Radni odwołują ważne posiedzenie komisji, bo prezydent Paweł Makuch nie przygotował dokumentów
Na zaplanowanym na wtorek 14 listopada posiedzeniu Komisji Skarbu, Budżetu i Finansów pruszkowscy radni mieli zająć się analizą tzw. wydatków niewygasających. „Niewygasy”, jak są potocznie nazywane, to wydatki zaplanowane w budżecie na dany rok, które z powodu niewykorzystania przenoszone są na rok kolejny. To usankcjonowane w prawie odstępstwo od zasady roczności budżetu miasta. Wydatki niewygasające dotyczą zazwyczaj inwestycji, kiedy prace ruszają w jednym roku, ale z różnych powodów, choćby opóźnień, przedłużają się.
„Niewygasy” są bardzo ważne w momencie planowania budżetu na kolejny rok i dla rozliczenia roku mijającego. Dlatego co roku są omawiane i analizowane nie tylko w urzędzie miasta, ale i przez radnych. Jednak w tym roku w Pruszkowie tak nie jest. Radny Józef Moczuło, przewodniczący Komisji Skarbu, Budżetu i Finansów, zmuszony był odwołać posiedzenie komisji, bo mimo końcówki roku prezydent Paweł Makuch nie jest w stanie przygotować informacji na temat wydatków niewygasających. „W związku z dużą dynamiką działań po stronie wykonawców realizujących umowy w zakresie zadań inwestycyjnych z budżetu roku bieżącego, obecnie nie jest możliwe podanie dokładnych danych o zadaniach inwestycyjnych i ich wartości, które będą przeznaczone do finansowania ze środków niewygasających z upływem roku budżetowego 2023” – poinformował prezydent w piśmie przesłanym na ręce Józefa Moczuły.

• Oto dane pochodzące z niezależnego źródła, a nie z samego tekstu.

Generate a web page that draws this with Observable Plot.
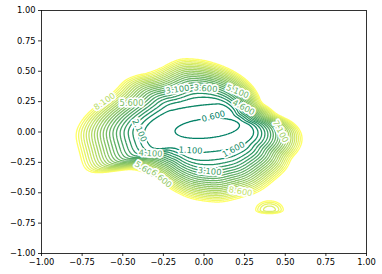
<!DOCTYPE html>
<html><head><meta charset="utf-8">
<script src="https://cdn.jsdelivr.net/npm/d3@7"></script>
<script src="https://cdn.jsdelivr.net/npm/@observablehq/plot@0.6"></script>
<style>body{margin:0;background:#fff}svg{display:block}</style>
</head><body><div id="chart"></div>
<script>
// ---- tick labels / levels ----
const xTicks = [-1, -0.75, -0.5, -0.25, 0, 0.25, 0.5, 0.75, 1];
const yTicks = [-1, -0.75, -0.5, -0.25, 0, 0.25, 0.5, 0.75, 1];
const levels = [0.6, 1.1, 1.6, 2.1, 2.6, 3.1, 3.6, 4.1, 4.6, 5.1, 5.6, 6.1, 6.6, 7.1, 7.6, 8.1, 8.6, 9.1, 9.6, 10.1, 10.6, 11.1];

// ---- outer contour outline (data coords) ----
const outlineX = [0.594, 0.606, 0.582, 0.532, 0.514, 0.428, 0.329, 0.225, 0.10, -0.083, -0.188, -0.286, -0.391, -0.48, -0.60, -0.69, -0.735, -0.76, -0.778, -0.791, -0.778, -0.717, -0.68, -0.618, -0.557, -0.514, -0.495, -0.422, -0.348, -0.268, -0.145, -0.022, 0.10, 0.206, 0.305, 0.35, 0.452, 0.532];
const outlineY = [0.012, -0.07, -0.152, -0.218, -0.292, -0.399, -0.498, -0.539, -0.58, -0.547, -0.481, -0.383, -0.317, -0.29, -0.33, -0.375, -0.30, -0.177, -0.095, -0.012, 0.037, 0.152, 0.193, 0.259, 0.325, 0.383, 0.424, 0.465, 0.481, 0.523, 0.605, 0.595, 0.55, 0.481, 0.366, 0.24, 0.136, 0.095];
const centerXY = [0.02, 0.03];
const baseLevel = 0.5, edgeLevel = 11.1;
const innerK = [2.5, 16];     // basin curvature (along, across)
const innerTilt = 8;          // degrees
const wallStart = 0.43, wallPower = 1.5;
// small island (bottom-right)
const island = {x: 0.403, y: -0.642, hx: 0.085, hyUp: 0.075, hyDown: 0.03, min: 9.25};

// ---- contour labels ----
const labelX = [0.058, -0.083, 0.182, -0.397, 0.034, -0.163, 0.009, -0.612, -0.446, 0.206, 0.243, 0.471, -0.329, -0.36, -0.262, 0.225];
const labelY = [0.128, -0.152, -0.144, 0.012, -0.325, 0.35, 0.358, 0.251, 0.235, 0.333, 0.202, 0.004, -0.177, -0.309, -0.383, -0.49];
const labelText = ["0.600", "1.100", "1.600", "2.100", "3.100", "3.100", "3.600", "8.100", "5.600", "5.100", "4.600", "7.100", "4.100", "5.600", "6.600", "8.600"];
const labelAngle = [-15, 3, -28, 65, 5, -8, 4, -35, 0, 22, 28, 62, 3, 32, 40, 10];

// ---- field built from the outline ----
const D2R = Math.PI / 180;
const cT = Math.cos(innerTilt * D2R), sT = Math.sin(innerTilt * D2R);
function innerTerm(dx, dy) {
  const u = dx * cT + dy * sT, v = -dx * sT + dy * cT;
  return innerK[0] * u * u + innerK[1] * v * v;
}
const polar = outlineX.map((x, i) => {
  const dx = x - centerXY[0], dy = outlineY[i] - centerXY[1];
  return {a: Math.atan2(dy, dx), r: Math.hypot(dx, dy),
          rem: Math.max(edgeLevel - baseLevel - innerTerm(dx, dy), 1.5)};
}).sort((p, q) => p.a - q.a);
function rawAt(a) {
  const n = polar.length;
  let i = 0; while (i < n && polar[i].a < a) i++;
  const p1 = polar[(i - 1 + n) % n], p2 = polar[i % n];
  let a1 = p1.a, a2 = p2.a;
  if (i === 0) a1 -= 2 * Math.PI;
  if (i === n) a2 += 2 * Math.PI;
  const t = (a - a1) / (a2 - a1);
  return [p1.r + t * (p2.r - p1.r), p1.rem + t * (p2.rem - p1.rem)];
}
const NT = 720;
const rawR = [], rawM = [];
for (let k = 0; k < NT; k++) { const v = rawAt(-Math.PI + 2 * Math.PI * k / NT); rawR.push(v[0]); rawM.push(v[1]); }
const tabR = [], tabM = [];
{ const sig = 6; // samples (3 deg)
  for (let k = 0; k < NT; k++) {
    let sw = 0, sr = 0, sm = 0;
    for (let j = -20; j <= 20; j++) { const w = Math.exp(-j * j / (2 * sig * sig)); const idx = (k + j + NT) % NT; sw += w; sr += w * rawR[idx]; sm += w * rawM[idx]; }
    tabR.push(sr / sw); tabM.push(sm / sw);
  } }
function lookup(a) {
  const f = (a + Math.PI) / (2 * Math.PI) * NT;
  const k0 = Math.floor(f), t = f - k0;
  const i0 = ((k0 % NT) + NT) % NT, i1 = (i0 + 1) % NT;
  return [tabR[i0] + t * (tabR[i1] - tabR[i0]), tabM[i0] + t * (tabM[i1] - tabM[i0])];
}
function bump(b, x, y) {
  const dx = (x - b.x) / b.hx, dy = (y - b.y) / (y > b.y ? b.hyUp : b.hyDown);
  return b.min + (edgeLevel - b.min) * (dx * dx + dy * dy);
}
function field(x, y) {
  const dx = x - centerXY[0], dy = y - centerXY[1];
  const [R, rem] = lookup(Math.atan2(dy, dx));
  const s = Math.hypot(dx, dy) / R;
  const g = s > wallStart ? Math.pow((s - wallStart) / (1 - wallStart), wallPower) : 0;
  const zm = baseLevel + innerTerm(dx, dy) + rem * g;
  const zi = bump(island, x, y);
  const m = Math.min(zm, zi);
  return m - Math.log(Math.exp(m - zm) + Math.exp(m - zi));
}

// contours are traced on the negated field so that rings close inside the frame
const labels = labelText.map((t, i) => ({x: labelX[i], y: labelY[i], t, r: labelAngle[i], level: -t}));
const fmt = d => (d < 0 ? "\u2212" : "") + Math.abs(d).toFixed(2);

const chart = Plot.plot({
  width: 382, height: 274,
  marginLeft: 41, marginRight: 16, marginTop: 10, marginBottom: 21,
  style: {fontFamily: "DejaVu Sans", fontSize: "8.33px", color: "black", background: "white"},
  x: {domain: [-1, 1]},
  y: {domain: [-1, 1]},
  color: {type: "linear", domain: [-levels[levels.length - 1], -levels[0]], range: ["#ffff66", "#008066"], interpolate: "rgb"},
  marks: [
    Plot.contour({value: (x, y) => -field(x, y), x1: -1, y1: -1, x2: 1, y2: 1, pixelSize: 1, thresholds: levels.map(l => -l).reverse(), stroke: "value", fill: "none", strokeWidth: 1.3}),
    Plot.text(labels, {x: "x", y: "y", text: "t", rotate: "r", fill: "level", stroke: "white", strokeWidth: 3.5, paintOrder: "stroke", fontSize: 8.33, fontFamily: "DejaVu Sans"}),
    Plot.frame({stroke: "black", strokeWidth: 0.8}),
    Plot.axisX({ticks: xTicks, tickFormat: fmt, tickSize: 3, tickPadding: 3, strokeWidth: 0.8, label: null, fontSize: 8.33}),
    Plot.axisY({ticks: yTicks, tickFormat: fmt, tickSize: 3, tickPadding: 3, strokeWidth: 0.8, label: null, fontSize: 8.33})
  ]
});
document.getElementById("chart").appendChild(chart);
</script>
</body></html>
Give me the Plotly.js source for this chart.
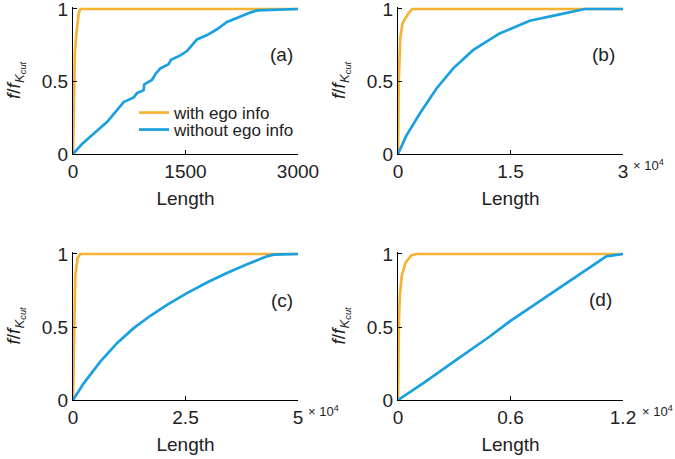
<!DOCTYPE html>
<html>
<head>
<meta charset="utf-8">
<script src="https://cdn.plot.ly/plotly-3.0.1.min.js"></script>
<style>html,body{margin:0;padding:0;background:#fff;}#chart{width:675px;height:459px;}</style>
</head>
<body>
<div id="chart"></div>
<script>
// Panel (a)
var aEgoX = [0, 8, 15, 25, 40, 55, 75, 100, 3000];
var aEgoY = [0, 0.35, 0.55, 0.7, 0.8, 0.9, 0.97, 1, 1];
var aNoX = [0, 120, 320, 453, 676, 809, 853, 942, 951, 1053, 1098, 1164, 1276, 1307, 1431, 1520, 1587, 1653, 1787, 1920, 2053, 2231, 2364, 2453, 3000];
var aNoY = [0, 0.069, 0.16, 0.22, 0.358, 0.39, 0.42, 0.44, 0.48, 0.51, 0.55, 0.59, 0.62, 0.65, 0.68, 0.71, 0.75, 0.79, 0.82, 0.86, 0.91, 0.95, 0.975, 0.99, 1];
// Panel (b)
var bEgoX = [0, 100, 300, 600, 900, 1400, 1900, 30000];
var bEgoY = [0, 0.5, 0.8, 0.9, 0.93, 0.97, 1, 1];
var bNoX = [0, 1110, 2890, 5110, 7330, 10000, 13560, 17560, 21100, 24900, 30000];
var bNoY = [0, 0.127, 0.277, 0.45, 0.589, 0.716, 0.831, 0.919, 0.958, 1, 1];
// Panel (c)
var cEgoX = [0, 200, 500, 1000, 1600, 50000];
var cEgoY = [0, 0.5, 0.85, 0.97, 1, 1];
var cNoX = [0, 2370, 6070, 9780, 13480, 17190, 20890, 25330, 29780, 34200, 38700, 43100, 44600, 50000];
var cNoY = [0, 0.114, 0.263, 0.389, 0.492, 0.577, 0.652, 0.732, 0.805, 0.87, 0.93, 0.984, 0.995, 1];
// Panel (d)
var dEgoX = [0, 20, 50, 100, 200, 400, 700, 1000, 12000];
var dEgoY = [0, 0.3, 0.55, 0.72, 0.85, 0.94, 0.99, 1, 1];
var dNoX = [0, 1333, 3110, 4890, 5960, 7560, 9330, 11110, 12000];
var dNoY = [0, 0.114, 0.275, 0.435, 0.538, 0.675, 0.828, 0.984, 1];

// Tick labels
var aTickVals = [0, 1500, 3000], aTickText = ['0', '1500', '3000'];
var bTickVals = [0, 15000, 30000], bTickText = ['0', '1.5', '3'];
var cTickVals = [0, 25000, 50000], cTickText = ['0', '2.5', '5'];
var dTickVals = [0, 6000, 12000], dTickText = ['0', '0.6', '1.2'];
var yTickVals = [0, 0.5, 1], yTickText = ['0', '0.5', '1'];
var panelLabels = ['(a)', '(b)', '(c)', '(d)'];
var seriesNames = ['with ego info', 'without ego info'];

var orange = '#F6B234', blue = '#1A9FE0';
var font = 'Liberation Sans, Arial, sans-serif';
var fs = 19;

var panels = [
  {ego: [aEgoX, aEgoY], no: [aNoX, aNoY], tv: aTickVals, tt: aTickText, max: 3000, lab: [295, 55], mult: null},
  {ego: [bEgoX, bEgoY], no: [bNoX, bNoY], tv: bTickVals, tt: bTickText, max: 30000, lab: [617, 54], mult: 631},
  {ego: [cEgoX, cEgoY], no: [cNoX, cNoY], tv: cTickVals, tt: cTickText, max: 50000, lab: [295, 300], mult: 306},
  {ego: [dEgoX, dEgoY], no: [dNoX, dNoY], tv: dTickVals, tt: dTickText, max: 12000, lab: [614, 299], mult: 640}
];

var xDom = [[73/675, 298/675], [398/675, 623/675]];
var yDom = [[1-154/459, 1-6.8/459], [1-400/459, 1-251.8/459]];

var traces = [];
var layout = {
  width: 675, height: 459,
  margin: {l: 0, r: 0, t: 0, b: 0},
  paper_bgcolor: '#fff', plot_bgcolor: '#fff',
  font: {family: font, size: fs, color: '#222'},
  showlegend: true,
  legend: {x: 134/675, y: 1 - 113/459, xanchor: 'left', yanchor: 'middle',
           bgcolor: 'rgba(0,0,0,0)', font: {size: 17, color: '#222'}, itemwidth: 30},
  legend2: {x: 134/675, y: 1 - 130/459, xanchor: 'left', yanchor: 'middle',
           bgcolor: 'rgba(0,0,0,0)', font: {size: 17, color: '#222'}, itemwidth: 30},
  annotations: []
};

panels.forEach(function(p, i) {
  var n = i + 1;
  var xa = 'x' + (n === 1 ? '' : n), ya = 'y' + (n === 1 ? '' : n);
  var col = i % 2, row = Math.floor(i / 2);
  traces.push({x: p.ego[0], y: p.ego[1], xaxis: xa, yaxis: ya, mode: 'lines',
    line: {color: orange, width: 2.7}, name: seriesNames[0], showlegend: i === 0, legend: 'legend'});
  traces.push({x: p.no[0], y: p.no[1], xaxis: xa, yaxis: ya, mode: 'lines',
    line: {color: blue, width: 2.7}, name: seriesNames[1], showlegend: i === 0, legend: 'legend2'});
  var xk = 'xaxis' + (n === 1 ? '' : n), yk = 'yaxis' + (n === 1 ? '' : n);
  layout[xk] = {
    domain: xDom[col], range: [0, p.max], anchor: ya,
    tickmode: 'array', tickvals: p.tv, ticktext: p.tt,
    ticks: 'inside', ticklen: 4, tickcolor: '#000',
    showline: true, linecolor: '#000', linewidth: 1, mirror: false,
    showgrid: false, zeroline: false, ticklabeloverflow: 'allow',
    tickfont: {size: fs, color: '#222'},
    title: {text: 'Length', font: {size: fs, color: '#222'}, standoff: 10}
  };
  layout[yk] = {
    domain: yDom[row], range: [0, 1.015], anchor: xa,
    tickmode: 'array', tickvals: yTickVals, ticktext: yTickText,
    ticks: 'inside', ticklen: 4, tickcolor: '#000',
    showline: true, linecolor: '#000', linewidth: 1, mirror: false,
    showgrid: false, zeroline: false, ticklabeloverflow: 'allow',
    tickfont: {size: fs, color: '#222'},
    title: {text: '<i>f</i>/<i>f</i><sub><i>K<sub>cut</sub></i></sub>', font: {size: fs, color: '#222'}, standoff: 16}
  };
  layout.annotations.push({text: panelLabels[i], xref: 'paper', yref: 'paper',
    x: p.lab[0]/675, y: 1 - p.lab[1]/459, xanchor: 'right', yanchor: 'middle',
    showarrow: false, font: {size: fs, color: '#222'}});
  if (p.mult) {
    layout.annotations.push({text: '× 10<sup>4</sup>', xref: 'paper', yref: 'paper',
      x: p.mult/675, y: 1 - (row === 0 ? 155 : 401)/459, xanchor: 'left', yanchor: 'top',
      showarrow: false, font: {size: 13, color: '#222'}});
  }
});

Plotly.newPlot('chart', traces, layout, {displayModeBar: false, staticPlot: true});
</script>
</body>
</html>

Odpowiedź prezydenta jest o tyle zdumiewająca, że ma on ustawowy obowiązek do 15 listopada (czyli do środy) przedłożyć radnym projekt budżetu miasta na kolejny rok. Powstaje pytanie, jaka będzie wartość i rzetelność tego projektu, skoro prezydent nie jest w stanie udostępnić elementarnych informacji na temat bieżących wydatków miasta i zaawansowania prac inwestycyjnych.
– Próbujemy przywyknąć do tego, że pan prezydent systematycznie nie przygotowuje dokumentów, nie przychodzi na obrady komisji, na których zapadają bardzo ważne decyzje dotyczące finansów miasta. Powiem krótko: tak pracować się nie da – komentuje Józef Moczuło.
Na zaplanowanym na wtorek 14 listopada posiedzeniu komisji prezydent też by się nie pojawił. Bo w tym samym czasie, co obrady radnych, zaplanował sobie spotkanie z mieszkańcami w ramach cyklu „Porozmawiajmy o Pruszkowie”, które odbędzie się o godz. 18 w Nowej Stacji. W spotkaniu ma też wziąć udział wiceprezydent Konrad Sipiera.
Komentarz autora:
Lekceważenie przez prezydenta organu uchwałodawczego – Rady Miasta Pruszkowa – chyba osiąga apogeum. Kampania wyborcza przed przyszłorocznymi wyborami samorządowymi rozkręca się i Paweł Makuch wraz z Konradem Sipierą rozmyślnie wybierają spotkania, na których zamiast odpowiadać na niewygodne pytania radnych można swobodnie poroztaczać wizje rozwoju Pruszkowa dzięki pozyskiwaniu kosmicznych dofinansowań od rządu Prawa i Sprawiedliwości. Jaką wartość praktyczną mają te spotkania z mieszkańcami? Ot choćby taką: w marcu 2023 roku na identycznym spotkaniu w Szkole Podstawowej nr 3 Paweł Makuch publicznie zapowiedział przeprowadzenie konsultacji społecznych w sprawie oczekiwanych przez pasażerów zmian w komunikacji miejskiej; mamy połowę listopada – konsultacji jak nie było, tak nie ma.